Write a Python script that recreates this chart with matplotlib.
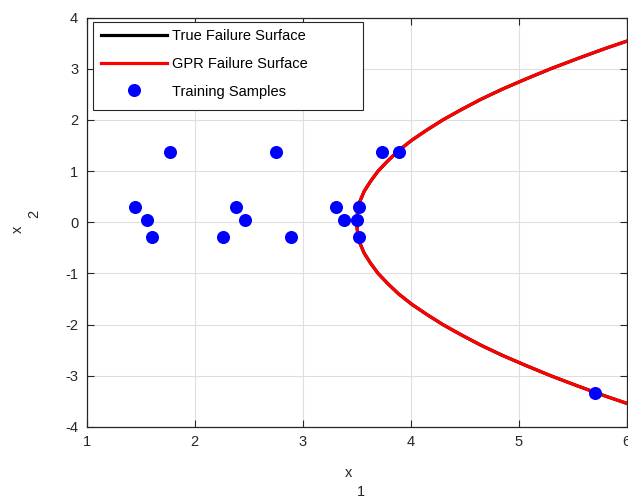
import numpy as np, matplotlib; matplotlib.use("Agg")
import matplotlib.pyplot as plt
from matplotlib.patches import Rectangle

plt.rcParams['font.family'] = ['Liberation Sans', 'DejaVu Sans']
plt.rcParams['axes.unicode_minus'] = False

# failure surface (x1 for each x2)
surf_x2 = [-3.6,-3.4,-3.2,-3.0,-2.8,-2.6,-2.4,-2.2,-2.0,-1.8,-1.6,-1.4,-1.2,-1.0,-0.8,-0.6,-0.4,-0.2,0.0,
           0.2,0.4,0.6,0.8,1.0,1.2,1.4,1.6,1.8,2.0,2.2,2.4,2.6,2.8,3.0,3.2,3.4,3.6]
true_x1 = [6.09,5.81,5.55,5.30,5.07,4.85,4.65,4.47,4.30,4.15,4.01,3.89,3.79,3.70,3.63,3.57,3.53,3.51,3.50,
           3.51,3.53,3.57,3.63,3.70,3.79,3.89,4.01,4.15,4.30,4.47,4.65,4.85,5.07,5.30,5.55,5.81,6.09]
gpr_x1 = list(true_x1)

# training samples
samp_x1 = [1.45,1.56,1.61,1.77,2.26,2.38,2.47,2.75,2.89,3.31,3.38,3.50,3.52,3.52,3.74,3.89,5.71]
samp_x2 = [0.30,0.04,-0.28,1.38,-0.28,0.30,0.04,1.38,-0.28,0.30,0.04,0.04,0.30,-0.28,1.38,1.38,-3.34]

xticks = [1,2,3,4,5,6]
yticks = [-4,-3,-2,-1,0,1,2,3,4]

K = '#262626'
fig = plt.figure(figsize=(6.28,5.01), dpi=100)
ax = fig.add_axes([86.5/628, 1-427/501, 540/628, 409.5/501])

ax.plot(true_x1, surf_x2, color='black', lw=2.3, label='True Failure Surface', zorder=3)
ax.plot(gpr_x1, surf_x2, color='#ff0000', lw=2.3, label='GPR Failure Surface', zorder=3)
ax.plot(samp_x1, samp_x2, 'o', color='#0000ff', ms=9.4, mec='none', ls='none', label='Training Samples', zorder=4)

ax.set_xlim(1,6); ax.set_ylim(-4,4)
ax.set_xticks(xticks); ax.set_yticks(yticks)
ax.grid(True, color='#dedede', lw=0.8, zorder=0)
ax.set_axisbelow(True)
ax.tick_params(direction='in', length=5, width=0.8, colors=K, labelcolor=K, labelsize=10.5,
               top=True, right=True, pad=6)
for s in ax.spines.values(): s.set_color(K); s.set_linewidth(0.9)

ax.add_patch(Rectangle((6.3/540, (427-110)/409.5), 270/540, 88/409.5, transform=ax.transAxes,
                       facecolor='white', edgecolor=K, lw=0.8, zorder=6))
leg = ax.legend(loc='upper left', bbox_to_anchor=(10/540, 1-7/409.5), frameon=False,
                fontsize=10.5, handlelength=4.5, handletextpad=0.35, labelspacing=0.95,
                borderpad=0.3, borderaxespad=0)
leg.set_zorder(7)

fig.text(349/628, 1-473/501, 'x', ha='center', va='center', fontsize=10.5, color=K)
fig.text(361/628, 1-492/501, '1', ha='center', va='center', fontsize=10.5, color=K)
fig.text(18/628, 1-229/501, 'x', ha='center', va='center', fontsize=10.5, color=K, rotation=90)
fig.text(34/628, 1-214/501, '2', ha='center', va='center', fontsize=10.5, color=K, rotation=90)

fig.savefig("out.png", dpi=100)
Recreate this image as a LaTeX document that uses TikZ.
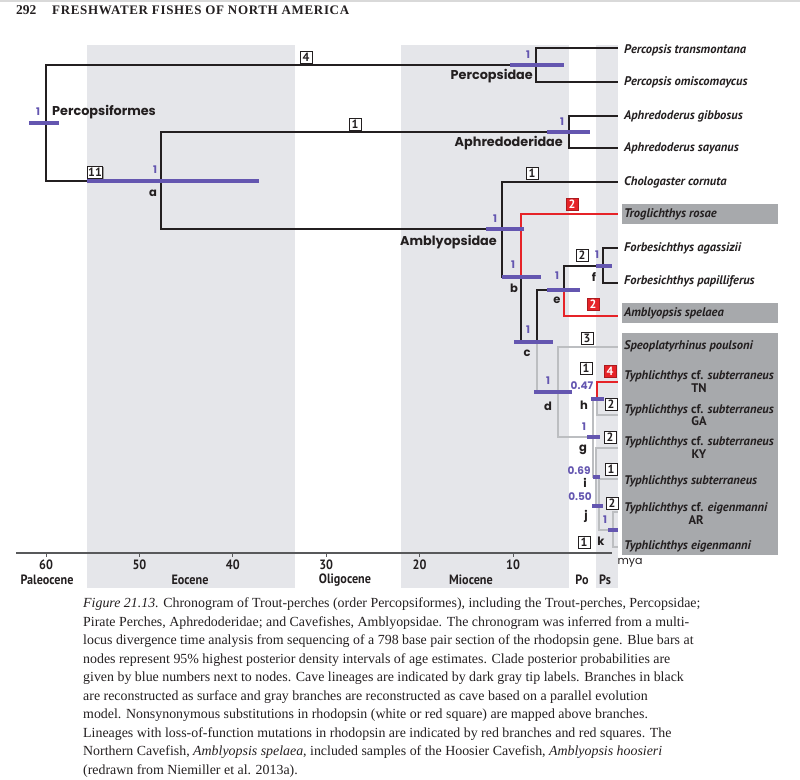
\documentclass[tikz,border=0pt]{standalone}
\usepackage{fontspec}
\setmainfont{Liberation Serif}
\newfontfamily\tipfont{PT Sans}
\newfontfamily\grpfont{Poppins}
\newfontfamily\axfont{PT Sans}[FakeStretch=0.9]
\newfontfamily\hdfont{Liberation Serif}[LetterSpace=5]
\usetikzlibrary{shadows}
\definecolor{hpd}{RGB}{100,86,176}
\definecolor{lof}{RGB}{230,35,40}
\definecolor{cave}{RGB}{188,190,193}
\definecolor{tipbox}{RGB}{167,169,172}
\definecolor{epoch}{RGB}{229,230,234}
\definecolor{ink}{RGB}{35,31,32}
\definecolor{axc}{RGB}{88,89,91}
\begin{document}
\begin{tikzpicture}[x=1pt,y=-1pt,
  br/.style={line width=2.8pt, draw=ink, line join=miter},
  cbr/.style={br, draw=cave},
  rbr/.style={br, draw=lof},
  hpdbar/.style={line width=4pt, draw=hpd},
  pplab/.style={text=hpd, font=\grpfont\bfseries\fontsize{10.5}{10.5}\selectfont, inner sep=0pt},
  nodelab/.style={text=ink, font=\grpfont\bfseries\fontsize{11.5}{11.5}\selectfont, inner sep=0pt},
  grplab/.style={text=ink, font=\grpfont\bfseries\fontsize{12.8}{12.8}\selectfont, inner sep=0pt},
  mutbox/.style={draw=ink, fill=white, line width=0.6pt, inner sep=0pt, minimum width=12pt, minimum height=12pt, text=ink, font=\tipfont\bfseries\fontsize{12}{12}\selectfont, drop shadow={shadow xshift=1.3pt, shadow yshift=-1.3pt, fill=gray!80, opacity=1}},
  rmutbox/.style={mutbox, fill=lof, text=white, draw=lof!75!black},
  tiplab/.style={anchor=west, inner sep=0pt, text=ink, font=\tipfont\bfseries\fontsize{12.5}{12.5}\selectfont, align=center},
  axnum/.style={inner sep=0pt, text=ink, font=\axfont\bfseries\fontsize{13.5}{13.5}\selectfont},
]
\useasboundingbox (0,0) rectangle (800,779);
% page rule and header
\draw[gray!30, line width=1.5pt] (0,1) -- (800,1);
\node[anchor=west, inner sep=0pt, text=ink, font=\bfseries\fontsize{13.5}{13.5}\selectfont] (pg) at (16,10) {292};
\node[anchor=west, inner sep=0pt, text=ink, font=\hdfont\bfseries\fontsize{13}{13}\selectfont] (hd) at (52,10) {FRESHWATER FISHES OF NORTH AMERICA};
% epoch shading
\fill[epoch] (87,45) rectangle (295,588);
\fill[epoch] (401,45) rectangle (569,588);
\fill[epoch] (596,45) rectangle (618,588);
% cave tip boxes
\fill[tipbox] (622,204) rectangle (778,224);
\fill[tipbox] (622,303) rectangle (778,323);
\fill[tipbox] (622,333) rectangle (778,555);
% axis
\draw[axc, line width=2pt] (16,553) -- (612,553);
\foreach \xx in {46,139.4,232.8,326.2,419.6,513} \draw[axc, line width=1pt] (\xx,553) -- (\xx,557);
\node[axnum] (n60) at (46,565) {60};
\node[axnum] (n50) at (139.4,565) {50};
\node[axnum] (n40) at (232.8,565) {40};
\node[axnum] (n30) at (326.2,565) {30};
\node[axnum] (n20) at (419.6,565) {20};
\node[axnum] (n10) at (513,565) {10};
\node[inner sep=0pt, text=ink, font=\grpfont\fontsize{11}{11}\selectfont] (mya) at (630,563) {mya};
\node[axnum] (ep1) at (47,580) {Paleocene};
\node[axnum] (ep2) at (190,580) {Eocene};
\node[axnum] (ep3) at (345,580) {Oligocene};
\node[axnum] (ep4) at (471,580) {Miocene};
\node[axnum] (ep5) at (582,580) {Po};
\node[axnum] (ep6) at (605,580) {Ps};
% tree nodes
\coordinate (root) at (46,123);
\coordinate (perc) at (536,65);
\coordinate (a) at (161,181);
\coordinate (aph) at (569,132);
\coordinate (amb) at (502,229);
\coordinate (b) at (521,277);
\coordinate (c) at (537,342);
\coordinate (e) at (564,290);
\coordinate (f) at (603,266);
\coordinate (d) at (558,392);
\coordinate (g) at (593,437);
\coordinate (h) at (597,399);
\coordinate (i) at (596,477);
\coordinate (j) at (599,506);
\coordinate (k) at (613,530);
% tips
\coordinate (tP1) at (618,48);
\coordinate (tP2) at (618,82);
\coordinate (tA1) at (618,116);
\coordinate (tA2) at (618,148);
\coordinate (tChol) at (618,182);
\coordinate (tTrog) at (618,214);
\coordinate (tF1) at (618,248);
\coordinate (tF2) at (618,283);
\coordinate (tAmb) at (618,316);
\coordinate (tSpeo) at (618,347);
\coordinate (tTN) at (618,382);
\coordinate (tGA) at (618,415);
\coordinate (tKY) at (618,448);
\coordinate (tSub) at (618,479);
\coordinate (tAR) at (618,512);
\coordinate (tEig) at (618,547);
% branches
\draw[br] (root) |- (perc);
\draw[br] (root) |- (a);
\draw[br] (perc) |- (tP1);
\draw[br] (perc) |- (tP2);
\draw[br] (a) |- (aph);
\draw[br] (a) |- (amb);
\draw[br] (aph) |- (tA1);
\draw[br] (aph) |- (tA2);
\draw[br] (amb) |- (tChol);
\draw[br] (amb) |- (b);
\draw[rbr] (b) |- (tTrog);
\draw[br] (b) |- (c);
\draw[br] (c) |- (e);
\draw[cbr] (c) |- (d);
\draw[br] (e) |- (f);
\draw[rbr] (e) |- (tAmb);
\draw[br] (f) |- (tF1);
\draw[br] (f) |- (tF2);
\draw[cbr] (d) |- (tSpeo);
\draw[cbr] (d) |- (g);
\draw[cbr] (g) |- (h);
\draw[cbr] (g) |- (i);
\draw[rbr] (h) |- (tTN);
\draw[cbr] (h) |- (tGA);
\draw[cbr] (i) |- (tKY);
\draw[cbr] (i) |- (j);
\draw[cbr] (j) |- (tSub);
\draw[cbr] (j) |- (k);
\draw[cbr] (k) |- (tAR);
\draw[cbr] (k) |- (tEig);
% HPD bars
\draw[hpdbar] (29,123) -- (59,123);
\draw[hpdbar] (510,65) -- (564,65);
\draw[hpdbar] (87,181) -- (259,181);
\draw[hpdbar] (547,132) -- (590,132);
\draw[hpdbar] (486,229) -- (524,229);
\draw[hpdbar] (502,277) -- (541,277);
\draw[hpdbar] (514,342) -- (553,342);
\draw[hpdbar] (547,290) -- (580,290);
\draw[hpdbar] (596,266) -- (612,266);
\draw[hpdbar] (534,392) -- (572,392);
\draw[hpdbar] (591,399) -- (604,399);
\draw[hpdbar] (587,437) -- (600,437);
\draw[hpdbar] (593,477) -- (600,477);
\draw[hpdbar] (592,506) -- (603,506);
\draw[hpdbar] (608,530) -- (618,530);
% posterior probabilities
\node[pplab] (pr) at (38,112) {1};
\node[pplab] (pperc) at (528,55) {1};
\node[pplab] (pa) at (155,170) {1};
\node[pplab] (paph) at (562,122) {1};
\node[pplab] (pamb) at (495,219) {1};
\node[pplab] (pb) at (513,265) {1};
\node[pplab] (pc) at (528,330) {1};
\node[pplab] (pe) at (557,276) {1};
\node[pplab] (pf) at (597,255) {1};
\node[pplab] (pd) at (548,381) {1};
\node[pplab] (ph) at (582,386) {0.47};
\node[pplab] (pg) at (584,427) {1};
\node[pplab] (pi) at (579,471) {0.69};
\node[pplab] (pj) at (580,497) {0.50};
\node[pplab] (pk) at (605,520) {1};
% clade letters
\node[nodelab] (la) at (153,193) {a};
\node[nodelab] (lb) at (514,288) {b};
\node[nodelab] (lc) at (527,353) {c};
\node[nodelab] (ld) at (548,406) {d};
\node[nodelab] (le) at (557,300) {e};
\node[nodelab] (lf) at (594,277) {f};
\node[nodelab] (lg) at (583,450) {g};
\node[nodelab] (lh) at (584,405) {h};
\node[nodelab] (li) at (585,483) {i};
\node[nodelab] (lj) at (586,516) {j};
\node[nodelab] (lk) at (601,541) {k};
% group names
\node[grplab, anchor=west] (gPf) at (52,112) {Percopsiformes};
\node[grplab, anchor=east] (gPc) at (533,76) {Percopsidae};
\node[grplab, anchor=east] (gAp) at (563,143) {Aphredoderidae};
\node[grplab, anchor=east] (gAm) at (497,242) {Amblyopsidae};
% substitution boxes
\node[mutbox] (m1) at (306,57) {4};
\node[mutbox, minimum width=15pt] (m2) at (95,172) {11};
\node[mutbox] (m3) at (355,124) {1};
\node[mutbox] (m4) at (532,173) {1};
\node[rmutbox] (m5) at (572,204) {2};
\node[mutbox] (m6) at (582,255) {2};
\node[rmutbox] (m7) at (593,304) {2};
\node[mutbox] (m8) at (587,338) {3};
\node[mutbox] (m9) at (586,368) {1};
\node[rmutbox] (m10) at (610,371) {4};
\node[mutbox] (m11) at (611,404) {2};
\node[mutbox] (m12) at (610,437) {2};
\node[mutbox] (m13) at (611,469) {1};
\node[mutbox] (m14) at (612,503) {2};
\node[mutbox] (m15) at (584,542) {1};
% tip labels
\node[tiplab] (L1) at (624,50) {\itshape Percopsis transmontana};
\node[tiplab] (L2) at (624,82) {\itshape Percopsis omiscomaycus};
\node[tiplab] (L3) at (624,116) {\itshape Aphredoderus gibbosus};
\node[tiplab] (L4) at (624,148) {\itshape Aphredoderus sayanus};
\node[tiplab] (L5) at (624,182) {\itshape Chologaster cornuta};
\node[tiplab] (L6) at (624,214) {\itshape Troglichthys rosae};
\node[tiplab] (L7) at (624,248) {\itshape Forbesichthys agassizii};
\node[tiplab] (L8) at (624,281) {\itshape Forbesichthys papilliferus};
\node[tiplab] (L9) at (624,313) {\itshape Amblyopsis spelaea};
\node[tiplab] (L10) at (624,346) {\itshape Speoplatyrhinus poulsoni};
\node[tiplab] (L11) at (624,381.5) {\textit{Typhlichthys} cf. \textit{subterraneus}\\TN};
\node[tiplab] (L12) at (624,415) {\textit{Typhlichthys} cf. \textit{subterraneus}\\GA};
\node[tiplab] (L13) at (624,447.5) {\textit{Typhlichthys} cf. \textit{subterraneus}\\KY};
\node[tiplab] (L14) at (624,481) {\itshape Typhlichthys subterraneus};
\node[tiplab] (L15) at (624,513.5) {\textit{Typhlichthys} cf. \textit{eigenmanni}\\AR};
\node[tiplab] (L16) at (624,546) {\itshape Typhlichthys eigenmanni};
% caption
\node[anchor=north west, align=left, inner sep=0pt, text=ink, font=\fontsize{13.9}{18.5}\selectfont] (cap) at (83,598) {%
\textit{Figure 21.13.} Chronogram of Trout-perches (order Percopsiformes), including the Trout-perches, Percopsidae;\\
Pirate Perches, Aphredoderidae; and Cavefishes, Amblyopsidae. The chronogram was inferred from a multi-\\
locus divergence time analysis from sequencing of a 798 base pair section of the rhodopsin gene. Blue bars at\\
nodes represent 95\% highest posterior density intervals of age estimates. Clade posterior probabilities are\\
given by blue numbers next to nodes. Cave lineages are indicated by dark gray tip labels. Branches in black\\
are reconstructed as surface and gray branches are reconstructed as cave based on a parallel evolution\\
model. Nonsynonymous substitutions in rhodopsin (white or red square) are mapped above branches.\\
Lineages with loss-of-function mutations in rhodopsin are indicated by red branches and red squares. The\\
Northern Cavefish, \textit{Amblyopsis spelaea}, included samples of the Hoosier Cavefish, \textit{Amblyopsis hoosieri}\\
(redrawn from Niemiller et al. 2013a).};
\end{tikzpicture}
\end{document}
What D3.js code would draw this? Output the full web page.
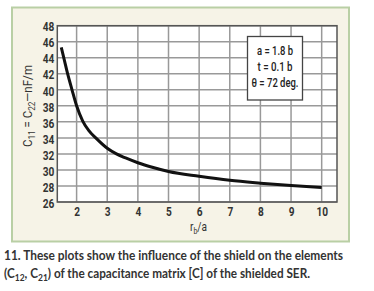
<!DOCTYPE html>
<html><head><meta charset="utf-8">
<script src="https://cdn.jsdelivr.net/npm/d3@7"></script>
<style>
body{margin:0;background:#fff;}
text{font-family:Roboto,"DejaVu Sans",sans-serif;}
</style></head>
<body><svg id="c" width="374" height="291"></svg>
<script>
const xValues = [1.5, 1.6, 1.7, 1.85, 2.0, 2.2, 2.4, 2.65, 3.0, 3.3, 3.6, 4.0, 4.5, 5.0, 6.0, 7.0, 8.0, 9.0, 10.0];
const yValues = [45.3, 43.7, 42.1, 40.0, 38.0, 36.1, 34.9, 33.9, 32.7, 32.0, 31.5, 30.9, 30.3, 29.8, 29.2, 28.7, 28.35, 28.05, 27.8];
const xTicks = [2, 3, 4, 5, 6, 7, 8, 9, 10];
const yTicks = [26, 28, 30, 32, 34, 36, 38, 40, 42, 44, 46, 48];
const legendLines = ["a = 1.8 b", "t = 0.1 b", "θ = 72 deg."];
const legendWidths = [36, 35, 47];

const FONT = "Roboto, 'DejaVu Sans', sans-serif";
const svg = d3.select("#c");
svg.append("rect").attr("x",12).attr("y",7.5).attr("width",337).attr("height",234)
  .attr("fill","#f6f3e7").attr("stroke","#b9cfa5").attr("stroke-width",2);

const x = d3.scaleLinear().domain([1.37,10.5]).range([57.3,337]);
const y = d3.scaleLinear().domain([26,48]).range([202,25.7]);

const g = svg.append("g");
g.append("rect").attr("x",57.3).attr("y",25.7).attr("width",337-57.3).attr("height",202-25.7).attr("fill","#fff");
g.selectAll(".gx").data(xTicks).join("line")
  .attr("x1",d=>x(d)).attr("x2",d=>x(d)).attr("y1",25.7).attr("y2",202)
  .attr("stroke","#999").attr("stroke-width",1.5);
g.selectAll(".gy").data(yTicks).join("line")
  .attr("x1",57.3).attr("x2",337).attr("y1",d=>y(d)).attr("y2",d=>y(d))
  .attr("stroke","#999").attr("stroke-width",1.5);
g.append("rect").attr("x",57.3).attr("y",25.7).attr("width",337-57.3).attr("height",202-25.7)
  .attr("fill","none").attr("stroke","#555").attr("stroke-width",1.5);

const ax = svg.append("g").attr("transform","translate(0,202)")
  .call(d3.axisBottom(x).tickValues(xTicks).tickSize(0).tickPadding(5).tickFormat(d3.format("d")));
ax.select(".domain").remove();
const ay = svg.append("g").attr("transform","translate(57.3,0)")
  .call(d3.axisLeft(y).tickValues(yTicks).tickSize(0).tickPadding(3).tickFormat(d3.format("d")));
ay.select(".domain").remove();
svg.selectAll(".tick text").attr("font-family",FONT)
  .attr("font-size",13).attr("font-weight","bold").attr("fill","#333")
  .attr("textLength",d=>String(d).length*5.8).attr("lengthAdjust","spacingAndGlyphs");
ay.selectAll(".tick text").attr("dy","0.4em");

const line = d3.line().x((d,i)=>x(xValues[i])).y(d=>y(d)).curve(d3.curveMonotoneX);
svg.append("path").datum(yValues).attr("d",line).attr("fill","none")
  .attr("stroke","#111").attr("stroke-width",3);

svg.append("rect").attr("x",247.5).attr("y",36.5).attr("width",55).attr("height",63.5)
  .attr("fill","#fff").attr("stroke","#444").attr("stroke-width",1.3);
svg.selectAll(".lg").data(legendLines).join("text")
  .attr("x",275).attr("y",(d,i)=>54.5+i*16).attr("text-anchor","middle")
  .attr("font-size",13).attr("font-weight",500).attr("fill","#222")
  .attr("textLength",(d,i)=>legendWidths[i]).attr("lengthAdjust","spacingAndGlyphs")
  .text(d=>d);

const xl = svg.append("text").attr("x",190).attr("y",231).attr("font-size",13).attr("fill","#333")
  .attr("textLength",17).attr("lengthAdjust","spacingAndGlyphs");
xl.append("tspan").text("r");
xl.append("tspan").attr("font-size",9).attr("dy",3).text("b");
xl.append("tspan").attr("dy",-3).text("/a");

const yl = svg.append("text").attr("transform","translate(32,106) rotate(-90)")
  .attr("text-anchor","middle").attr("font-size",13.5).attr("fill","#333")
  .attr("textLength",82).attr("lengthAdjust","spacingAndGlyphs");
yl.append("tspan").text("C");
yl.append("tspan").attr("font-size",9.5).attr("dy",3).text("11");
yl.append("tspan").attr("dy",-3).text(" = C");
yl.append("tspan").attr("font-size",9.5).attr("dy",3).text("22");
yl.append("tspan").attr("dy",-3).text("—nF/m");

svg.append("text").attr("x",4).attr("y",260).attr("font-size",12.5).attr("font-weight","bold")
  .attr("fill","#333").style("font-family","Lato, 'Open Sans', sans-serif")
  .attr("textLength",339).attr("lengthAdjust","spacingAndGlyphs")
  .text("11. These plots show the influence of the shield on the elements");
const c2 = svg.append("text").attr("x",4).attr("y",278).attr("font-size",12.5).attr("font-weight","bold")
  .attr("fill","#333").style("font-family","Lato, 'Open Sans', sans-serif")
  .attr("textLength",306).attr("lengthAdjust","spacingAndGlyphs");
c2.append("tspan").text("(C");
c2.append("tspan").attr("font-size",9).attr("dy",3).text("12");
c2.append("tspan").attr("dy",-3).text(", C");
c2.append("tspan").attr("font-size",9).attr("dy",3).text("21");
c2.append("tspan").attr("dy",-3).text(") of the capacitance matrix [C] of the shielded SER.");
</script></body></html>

☆ ☆ ☆ ☆

Pictures excluded, repeat the records exactly from their opening line through the line containing "plt.rcParams['axes.unicode_minus'] = False".

● **RESULT FOR THIS EXERCISE**
Write a Python script that recreates this chart with matplotlib.
import numpy as np, matplotlib; matplotlib.use("Agg")
import matplotlib.pyplot as plt
from matplotlib.patches import Rectangle

plt.rcParams['font.family'] = ['Liberation Sans', 'DejaVu Sans']
plt.rcParams['axes.unicode_minus'] = False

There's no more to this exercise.